*CHALLENGE:* Quote the listing in full, exactly as given, minus any pictures.

--- start EXERCISE DATA ---

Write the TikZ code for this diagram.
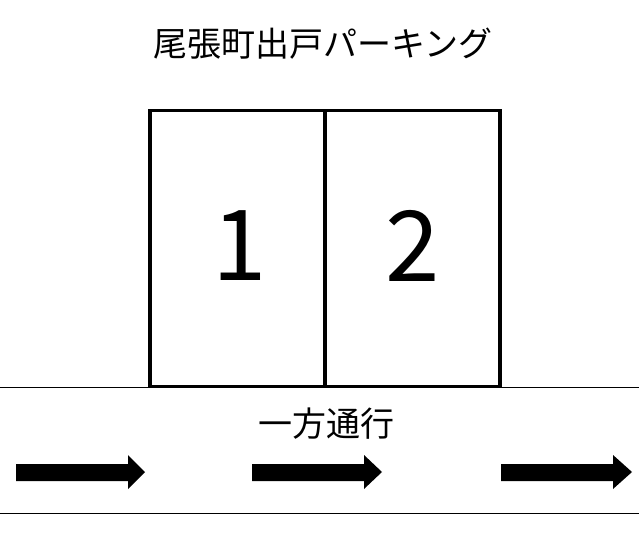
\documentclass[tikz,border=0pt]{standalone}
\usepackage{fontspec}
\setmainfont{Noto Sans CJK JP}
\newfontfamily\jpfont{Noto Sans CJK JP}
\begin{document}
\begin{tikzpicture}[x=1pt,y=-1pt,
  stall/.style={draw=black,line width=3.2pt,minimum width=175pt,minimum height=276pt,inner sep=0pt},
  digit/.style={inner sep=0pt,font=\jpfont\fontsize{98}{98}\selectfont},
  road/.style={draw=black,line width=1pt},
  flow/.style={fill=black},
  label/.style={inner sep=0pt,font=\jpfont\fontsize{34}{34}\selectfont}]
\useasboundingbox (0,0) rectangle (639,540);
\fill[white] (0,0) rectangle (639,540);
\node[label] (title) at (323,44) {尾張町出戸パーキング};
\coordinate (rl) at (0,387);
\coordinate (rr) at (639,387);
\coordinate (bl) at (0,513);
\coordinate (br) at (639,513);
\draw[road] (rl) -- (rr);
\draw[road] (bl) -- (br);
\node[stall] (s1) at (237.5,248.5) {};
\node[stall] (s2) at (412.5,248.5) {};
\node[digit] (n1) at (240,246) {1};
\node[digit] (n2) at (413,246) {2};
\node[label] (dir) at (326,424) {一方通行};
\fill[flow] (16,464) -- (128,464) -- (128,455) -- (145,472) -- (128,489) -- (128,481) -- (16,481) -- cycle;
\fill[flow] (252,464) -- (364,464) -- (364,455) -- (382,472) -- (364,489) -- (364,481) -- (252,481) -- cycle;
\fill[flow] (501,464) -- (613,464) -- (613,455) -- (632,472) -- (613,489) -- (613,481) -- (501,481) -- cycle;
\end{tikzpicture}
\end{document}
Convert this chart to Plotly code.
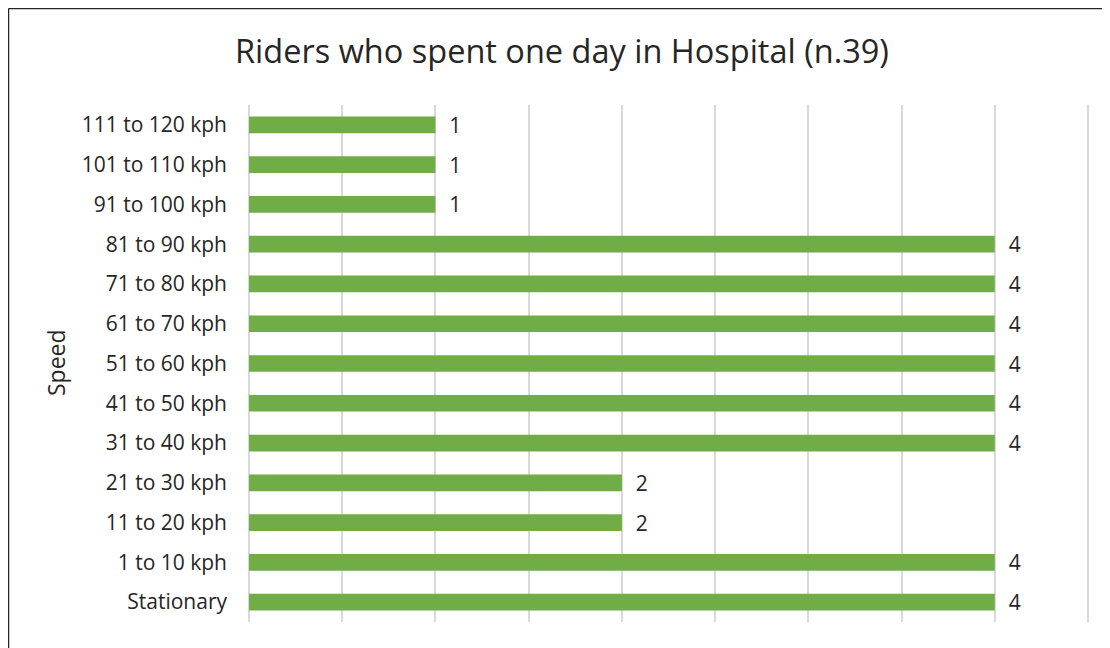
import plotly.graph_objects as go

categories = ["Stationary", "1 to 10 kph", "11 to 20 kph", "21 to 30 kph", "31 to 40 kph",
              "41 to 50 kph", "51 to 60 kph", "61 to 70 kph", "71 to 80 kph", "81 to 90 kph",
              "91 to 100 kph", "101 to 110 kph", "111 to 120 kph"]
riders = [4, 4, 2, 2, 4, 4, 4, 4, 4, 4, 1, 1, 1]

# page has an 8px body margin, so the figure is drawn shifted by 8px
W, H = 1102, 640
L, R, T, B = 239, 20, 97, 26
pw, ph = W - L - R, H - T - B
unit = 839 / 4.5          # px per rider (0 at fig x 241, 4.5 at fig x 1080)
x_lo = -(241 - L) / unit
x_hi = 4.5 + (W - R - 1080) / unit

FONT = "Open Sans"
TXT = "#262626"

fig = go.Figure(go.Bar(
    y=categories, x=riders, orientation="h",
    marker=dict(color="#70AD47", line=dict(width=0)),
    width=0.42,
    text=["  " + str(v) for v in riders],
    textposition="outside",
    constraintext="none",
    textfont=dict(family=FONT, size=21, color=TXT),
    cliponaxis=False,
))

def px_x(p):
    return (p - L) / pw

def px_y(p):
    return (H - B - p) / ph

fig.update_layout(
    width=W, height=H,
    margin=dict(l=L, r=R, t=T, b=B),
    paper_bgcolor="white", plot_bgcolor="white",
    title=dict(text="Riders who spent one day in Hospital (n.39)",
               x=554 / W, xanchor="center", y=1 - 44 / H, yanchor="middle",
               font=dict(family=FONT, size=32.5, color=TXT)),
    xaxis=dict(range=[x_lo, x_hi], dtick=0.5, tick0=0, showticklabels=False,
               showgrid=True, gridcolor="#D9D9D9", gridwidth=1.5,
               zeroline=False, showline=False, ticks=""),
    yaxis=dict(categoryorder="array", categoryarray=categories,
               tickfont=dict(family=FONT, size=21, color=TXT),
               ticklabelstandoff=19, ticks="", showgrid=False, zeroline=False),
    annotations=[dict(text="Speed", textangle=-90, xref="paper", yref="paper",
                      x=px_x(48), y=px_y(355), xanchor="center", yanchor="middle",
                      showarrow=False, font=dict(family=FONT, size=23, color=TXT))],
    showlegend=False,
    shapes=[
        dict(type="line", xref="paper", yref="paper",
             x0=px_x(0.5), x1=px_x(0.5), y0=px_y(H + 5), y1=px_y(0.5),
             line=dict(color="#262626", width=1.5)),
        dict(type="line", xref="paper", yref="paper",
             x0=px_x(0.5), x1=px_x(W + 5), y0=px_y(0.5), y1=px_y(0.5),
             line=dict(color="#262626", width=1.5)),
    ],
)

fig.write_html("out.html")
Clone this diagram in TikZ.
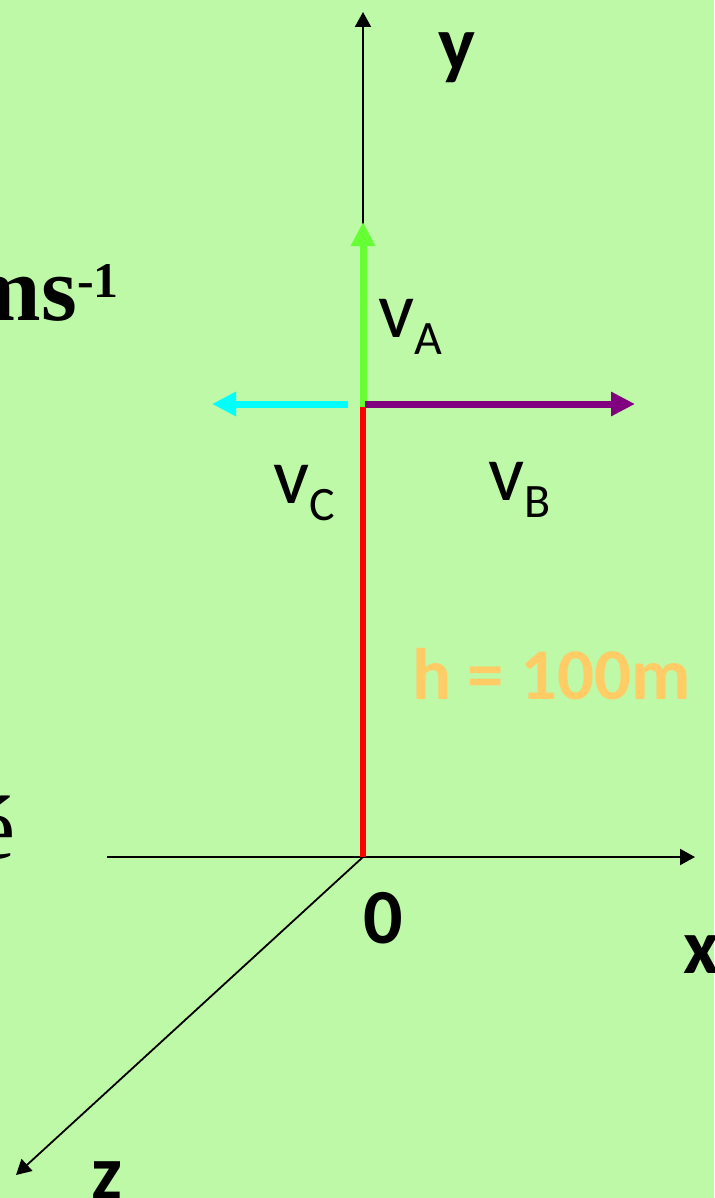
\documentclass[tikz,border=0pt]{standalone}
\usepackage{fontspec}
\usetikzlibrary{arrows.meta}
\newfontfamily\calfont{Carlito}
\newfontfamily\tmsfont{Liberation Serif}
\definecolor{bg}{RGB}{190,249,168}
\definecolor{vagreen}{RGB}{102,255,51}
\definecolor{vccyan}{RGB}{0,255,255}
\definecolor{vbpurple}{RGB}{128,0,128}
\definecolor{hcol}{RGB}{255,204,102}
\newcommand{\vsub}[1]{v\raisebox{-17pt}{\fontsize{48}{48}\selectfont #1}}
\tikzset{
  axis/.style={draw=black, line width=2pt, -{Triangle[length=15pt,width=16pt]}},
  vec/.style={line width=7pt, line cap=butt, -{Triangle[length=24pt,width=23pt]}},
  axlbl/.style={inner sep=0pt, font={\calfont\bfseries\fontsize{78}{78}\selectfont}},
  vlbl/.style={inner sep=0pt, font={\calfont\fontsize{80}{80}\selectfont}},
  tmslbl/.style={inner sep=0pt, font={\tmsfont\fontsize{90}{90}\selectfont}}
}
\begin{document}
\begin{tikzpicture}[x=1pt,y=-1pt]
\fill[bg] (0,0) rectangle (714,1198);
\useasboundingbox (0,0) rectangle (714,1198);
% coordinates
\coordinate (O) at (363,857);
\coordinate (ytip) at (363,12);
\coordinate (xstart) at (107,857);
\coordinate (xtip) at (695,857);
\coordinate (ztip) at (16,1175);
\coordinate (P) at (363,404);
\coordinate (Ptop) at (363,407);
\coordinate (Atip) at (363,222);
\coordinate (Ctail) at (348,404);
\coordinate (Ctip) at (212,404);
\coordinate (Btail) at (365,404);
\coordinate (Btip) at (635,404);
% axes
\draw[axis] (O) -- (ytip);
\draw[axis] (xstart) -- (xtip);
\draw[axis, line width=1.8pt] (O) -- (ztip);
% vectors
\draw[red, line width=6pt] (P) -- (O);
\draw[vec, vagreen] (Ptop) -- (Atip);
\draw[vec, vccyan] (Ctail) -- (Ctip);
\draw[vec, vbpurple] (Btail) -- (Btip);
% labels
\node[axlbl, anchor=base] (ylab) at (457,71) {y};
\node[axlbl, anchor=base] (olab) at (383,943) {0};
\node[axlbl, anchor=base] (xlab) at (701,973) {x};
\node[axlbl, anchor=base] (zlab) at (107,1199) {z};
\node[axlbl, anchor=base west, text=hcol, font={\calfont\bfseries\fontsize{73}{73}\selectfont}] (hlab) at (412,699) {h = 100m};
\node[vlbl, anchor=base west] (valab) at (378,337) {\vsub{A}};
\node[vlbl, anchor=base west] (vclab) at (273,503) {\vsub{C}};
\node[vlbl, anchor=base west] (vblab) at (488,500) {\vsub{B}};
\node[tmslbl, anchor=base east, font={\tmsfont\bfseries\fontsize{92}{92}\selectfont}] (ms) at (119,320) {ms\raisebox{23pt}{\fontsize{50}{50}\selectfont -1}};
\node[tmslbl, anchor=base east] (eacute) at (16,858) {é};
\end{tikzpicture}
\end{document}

--- end EXERCISE DATA ---

*THE OUTPUT:*
Write the TikZ code for this diagram.
\documentclass[tikz,border=0pt]{standalone}
\usepackage{fontspec}
\setmainfont{Noto Sans CJK JP}
\newfontfamily\jpfont{Noto Sans CJK JP}
\begin{document}
\begin{tikzpicture}[x=1pt,y=-1pt,
  stall/.style={draw=black,line width=3.2pt,minimum width=175pt,minimum height=276pt,inner sep=0pt},
  digit/.style={inner sep=0pt,font=\jpfont\fontsize{98}{98}\selectfont},
  road/.style={draw=black,line width=1pt},
  flow/.style={fill=black},
  label/.style={inner sep=0pt,font=\jpfont\fontsize{34}{34}\selectfont}]
\useasboundingbox (0,0) rectangle (639,540);
\fill[white] (0,0) rectangle (639,540);
\node[label] (title) at (323,44) {尾張町出戸パーキング};
\coordinate (rl) at (0,387);
\coordinate (rr) at (639,387);
\coordinate (bl) at (0,513);
\coordinate (br) at (639,513);
\draw[road] (rl) -- (rr);
\draw[road] (bl) -- (br);
\node[stall] (s1) at (237.5,248.5) {};
\node[stall] (s2) at (412.5,248.5) {};
\node[digit] (n1) at (240,246) {1};
\node[digit] (n2) at (413,246) {2};
\node[label] (dir) at (326,424) {一方通行};
\fill[flow] (16,464) -- (128,464) -- (128,455) -- (145,472) -- (128,489) -- (128,481) -- (16,481) -- cycle;
\fill[flow] (252,464) -- (364,464) -- (364,455) -- (382,472) -- (364,489) -- (364,481) -- (252,481) -- cycle;
\fill[flow] (501,464) -- (613,464) -- (613,455) -- (632,472) -- (613,489) -- (613,481) -- (501,481) -- cycle;
\end{tikzpicture}
\end{document}
Convert this chart to Plotly code.
import plotly.graph_objects as go

categories = ["Stationary", "1 to 10 kph", "11 to 20 kph", "21 to 30 kph", "31 to 40 kph",
              "41 to 50 kph", "51 to 60 kph", "61 to 70 kph", "71 to 80 kph", "81 to 90 kph",
              "91 to 100 kph", "101 to 110 kph", "111 to 120 kph"]
riders = [4, 4, 2, 2, 4, 4, 4, 4, 4, 4, 1, 1, 1]

# page has an 8px body margin, so the figure is drawn shifted by 8px
W, H = 1102, 640
L, R, T, B = 239, 20, 97, 26
pw, ph = W - L - R, H - T - B
unit = 839 / 4.5          # px per rider (0 at fig x 241, 4.5 at fig x 1080)
x_lo = -(241 - L) / unit
x_hi = 4.5 + (W - R - 1080) / unit

FONT = "Open Sans"
TXT = "#262626"

fig = go.Figure(go.Bar(
    y=categories, x=riders, orientation="h",
    marker=dict(color="#70AD47", line=dict(width=0)),
    width=0.42,
    text=["  " + str(v) for v in riders],
    textposition="outside",
    constraintext="none",
    textfont=dict(family=FONT, size=21, color=TXT),
    cliponaxis=False,
))

def px_x(p):
    return (p - L) / pw

def px_y(p):
    return (H - B - p) / ph

fig.update_layout(
    width=W, height=H,
    margin=dict(l=L, r=R, t=T, b=B),
    paper_bgcolor="white", plot_bgcolor="white",
    title=dict(text="Riders who spent one day in Hospital (n.39)",
               x=554 / W, xanchor="center", y=1 - 44 / H, yanchor="middle",
               font=dict(family=FONT, size=32.5, color=TXT)),
    xaxis=dict(range=[x_lo, x_hi], dtick=0.5, tick0=0, showticklabels=False,
               showgrid=True, gridcolor="#D9D9D9", gridwidth=1.5,
               zeroline=False, showline=False, ticks=""),
    yaxis=dict(categoryorder="array", categoryarray=categories,
               tickfont=dict(family=FONT, size=21, color=TXT),
               ticklabelstandoff=19, ticks="", showgrid=False, zeroline=False),
    annotations=[dict(text="Speed", textangle=-90, xref="paper", yref="paper",
                      x=px_x(48), y=px_y(355), xanchor="center", yanchor="middle",
                      showarrow=False, font=dict(family=FONT, size=23, color=TXT))],
    showlegend=False,
    shapes=[
        dict(type="line", xref="paper", yref="paper",
             x0=px_x(0.5), x1=px_x(0.5), y0=px_y(H + 5), y1=px_y(0.5),
             line=dict(color="#262626", width=1.5)),
        dict(type="line", xref="paper", yref="paper",
             x0=px_x(0.5), x1=px_x(W + 5), y0=px_y(0.5), y1=px_y(0.5),
             line=dict(color="#262626", width=1.5)),
    ],
)

fig.write_html("out.html")
Clone this diagram in TikZ.
\documentclass[tikz,border=0pt]{standalone}
\usepackage{fontspec}
\usetikzlibrary{arrows.meta}
\newfontfamily\calfont{Carlito}
\newfontfamily\tmsfont{Liberation Serif}
\definecolor{bg}{RGB}{190,249,168}
\definecolor{vagreen}{RGB}{102,255,51}
\definecolor{vccyan}{RGB}{0,255,255}
\definecolor{vbpurple}{RGB}{128,0,128}
\definecolor{hcol}{RGB}{255,204,102}
\newcommand{\vsub}[1]{v\raisebox{-17pt}{\fontsize{48}{48}\selectfont #1}}
\tikzset{
  axis/.style={draw=black, line width=2pt, -{Triangle[length=15pt,width=16pt]}},
  vec/.style={line width=7pt, line cap=butt, -{Triangle[length=24pt,width=23pt]}},
  axlbl/.style={inner sep=0pt, font={\calfont\bfseries\fontsize{78}{78}\selectfont}},
  vlbl/.style={inner sep=0pt, font={\calfont\fontsize{80}{80}\selectfont}},
  tmslbl/.style={inner sep=0pt, font={\tmsfont\fontsize{90}{90}\selectfont}}
}
\begin{document}
\begin{tikzpicture}[x=1pt,y=-1pt]
\fill[bg] (0,0) rectangle (714,1198);
\useasboundingbox (0,0) rectangle (714,1198);
% coordinates
\coordinate (O) at (363,857);
\coordinate (ytip) at (363,12);
\coordinate (xstart) at (107,857);
\coordinate (xtip) at (695,857);
\coordinate (ztip) at (16,1175);
\coordinate (P) at (363,404);
\coordinate (Ptop) at (363,407);
\coordinate (Atip) at (363,222);
\coordinate (Ctail) at (348,404);
\coordinate (Ctip) at (212,404);
\coordinate (Btail) at (365,404);
\coordinate (Btip) at (635,404);
% axes
\draw[axis] (O) -- (ytip);
\draw[axis] (xstart) -- (xtip);
\draw[axis, line width=1.8pt] (O) -- (ztip);
% vectors
\draw[red, line width=6pt] (P) -- (O);
\draw[vec, vagreen] (Ptop) -- (Atip);
\draw[vec, vccyan] (Ctail) -- (Ctip);
\draw[vec, vbpurple] (Btail) -- (Btip);
% labels
\node[axlbl, anchor=base] (ylab) at (457,71) {y};
\node[axlbl, anchor=base] (olab) at (383,943) {0};
\node[axlbl, anchor=base] (xlab) at (701,973) {x};
\node[axlbl, anchor=base] (zlab) at (107,1199) {z};
\node[axlbl, anchor=base west, text=hcol, font={\calfont\bfseries\fontsize{73}{73}\selectfont}] (hlab) at (412,699) {h = 100m};
\node[vlbl, anchor=base west] (valab) at (378,337) {\vsub{A}};
\node[vlbl, anchor=base west] (vclab) at (273,503) {\vsub{C}};
\node[vlbl, anchor=base west] (vblab) at (488,500) {\vsub{B}};
\node[tmslbl, anchor=base east, font={\tmsfont\bfseries\fontsize{92}{92}\selectfont}] (ms) at (119,320) {ms\raisebox{23pt}{\fontsize{50}{50}\selectfont -1}};
\node[tmslbl, anchor=base east] (eacute) at (16,858) {é};
\end{tikzpicture}
\end{document}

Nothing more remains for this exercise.